As an User i want to export Entrys to PDF

Q1. What is the problem that you are trying to solve?
We have tons of Passwords stored for our customers.
From time to time they want to have the Passwords to have a copy of their own.
So it would be nice if we have an option to export the Entrys to PDFs > like Keepass 2.x

Q2 - Who is impacted?
I dont know :smiley: I think everyone that has the same usecase would benefit from it.

Q3 - Why is it important and/or urgent?
For us its important - actually we export the Entrys to KeePass DB File and export it in the Keepass 2.x App to PDF - not really productive, but it works :wink:

Q5. Community support
People can vote for this idea to show traction:

  • :ok_woman: Must have: this is critical for me to have this
  • :raising_hand_woman: Should have: this is important for me to have this
  • :tipping_hand_woman: Could have: this could be nice to have
  • :no_good_woman: Won’t have: we should not schedule this (explain why)

0 voters

@maieredv.manuel Is it always a hard copy (printed on paper)?

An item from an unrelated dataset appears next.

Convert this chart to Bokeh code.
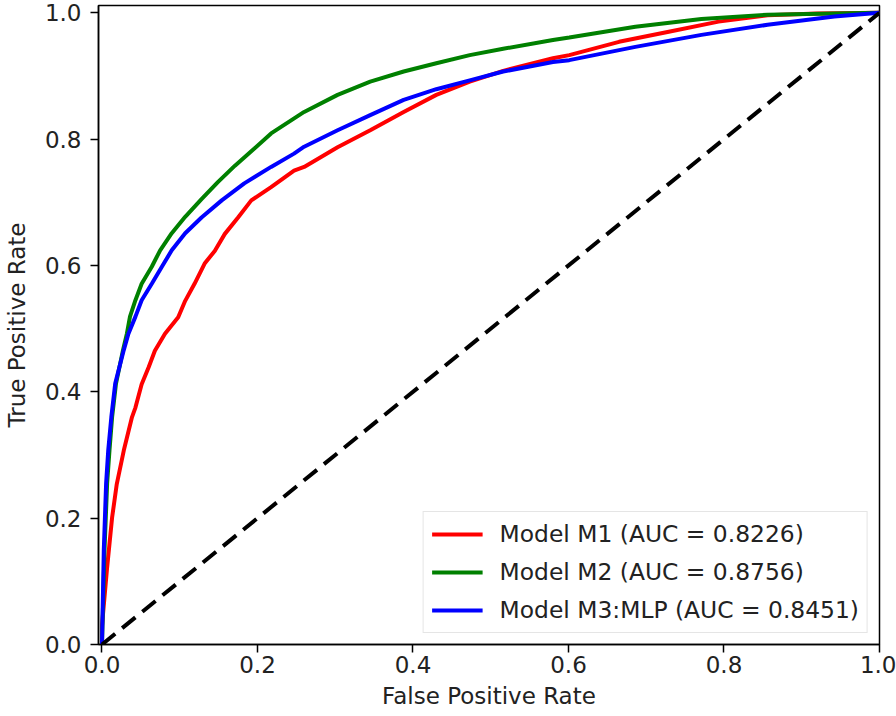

Or, are you delivering the PDF electronically?

Hey @garrett

Both, but mostly printed :-/ the sharing with external users is in “pipeline”!?
When the entrys are printable in the “e-mail version” its also OK for me/us.

No, I don’t think it should be programmed. Password management with all the security systems involved would therefore be useless. A PDF with passwords in “plain” is to return to the excel file / plain text with free access to all passwords.

Exporting to Keepass or other secure format is normal. and allows local use in the event of a problem only.
(I’m putting this in the basket of free competition software)

But isnt this the Users choice to have the Passwords in printed form?
I mean, you dont know where the Passwords are stored after printing - shure … the most printed documents are laying on any desk and rotting :wink: But when the customer wants his data, i cant give him the access to our passbolt “vault” :frowning:

Guest access would be a super feature. No groups, no users, just shared passwords.